他の選手はドライバーと3Wのビトウィーンの距離で攻めあぐね、奥のラフを嫌がって3W
を選択するも、正確なヒットができずに届かない選手が多かったと思います。何より3Wで球が綺麗に上がらない選手が多かった中で、笹生選手の打球だけが美しく飛んでいったと思います。ただ飛ばすだけの選手は日本にも沢山いますが、レベルの高さを見せつけてくれたショットでした。
集中力も格段
難コースに各選手が苦労する中で、笹生選手だけが集中力を切らさずに攻めていたのではないかと思えるラウンドでした。常に強めのパットは4パットなどもありハラハラする場面もありましたが、アプローチの技術も素晴らしく、硬いグリーンでもサラリと寄せてしまうのは、技術の高さと集中力に起因していると思います。
パットもアプローチもあっという間に打ってしまう印象がある笹生選手ですが、今回は比較的慎重に打っていたように感じたのは、硬く早いグリーンを警戒する気持ちが出ていたのかもしれません。
渋野日向子選手が復活の2位
やっとこの人の笑顔を見ることができました。成績もさることながら、昨年の日本ツアーの賞金女王に匹敵する賞金を稼ぐことができたのは、とても大きかったと思います。これでランクも上がり気分的にも楽になったのではないでしょうか。テイクバックも極端に低いものから変わってきており、よくなる条件が揃ってきているのかもしれません。渋野選手は笹生選手と違って特徴(クセ)のあるスイングなので、コースによって成績の出方が大きく上下するのかもしれません。このあたりは割り切って良いのではないかと思います。メジャーに強いのも彼女の特徴で、良いときと悪い時がはっきりするのは持ち味だと割り切って良いのではないかと思います。

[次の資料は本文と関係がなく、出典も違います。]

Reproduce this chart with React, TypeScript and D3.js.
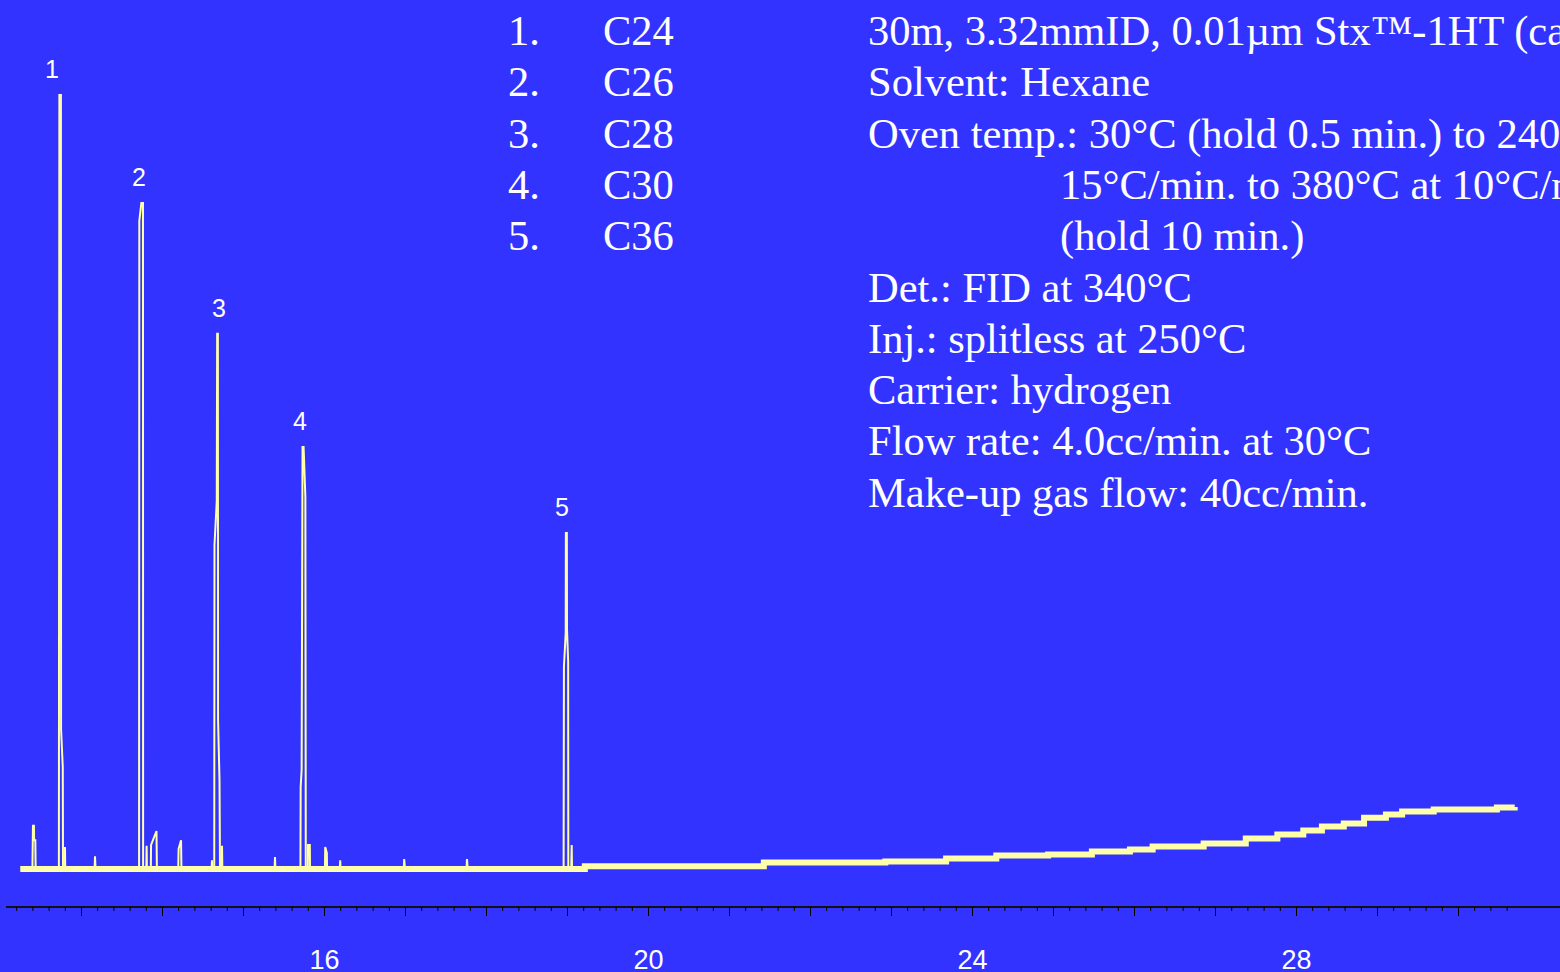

常に期待に応えようとすると、持ち味が発揮されないかもしれません。
竹田麗央選手が大健闘
初挑戦の竹田選手が9位タイに入ったのは、驚きでした。ただ竹田選手は笹生選手とプレースタイルが似ていて、圧倒的な飛距離とフェードボールを持っています。小技は未だ発展途上ですが、これも改善傾向にあります。今回10位以内に入ったことにより、米国でやる自信がついたのではないでしょうか。早ければ来シーズンは米国に渡る可能性が強いのではと思います。ただ今は体が若く柔らかいので良いのですが、プレーを続けていくうちに腰などへの負担が蓄積するのではないかと心配になります。
笹生さんのように故障しない体つくりと、故障のリスクが少ないフェードボールを手に入れないと、原英莉花選手や稲見萌寧選手のように苦しむ可能性が否定できないと思います。
賞金額の差が有りすぎる
今回笹生選手の賞金が3億7千万円に驚きましたが、2位の渋野日向子選手の賞金が2億3百万円というのにも驚きました。米国でツアーを転戦するのはとても費用がかかりますが、それでも賞金が日本のツアーとは10倍以上の差があります。プロとしてより高いレベルでの戦いを求めるというのは当然のことでしょう。JLPGAも頑張ってはいますが、この差をどう埋めていくかは考えなければならないでしょう。
今回のリーダーボードを見ていると、日本の選手のレベルの高さがわかります。日本で女子が稼げるスポーツは極めて少なく、ゴルフに才能が集まっているようですが、それをJLPGAは活かしきれていないと言えます。
スポーツビジネスの未熟さはゴルフに限ったことではありませんが、プロである以上改善していくべきでしょう。アマチュアの祭典であったオリンピックでさえビジネスとして成熟している中で、日本のスポーツビジネスの未熟さは際立っていると思います。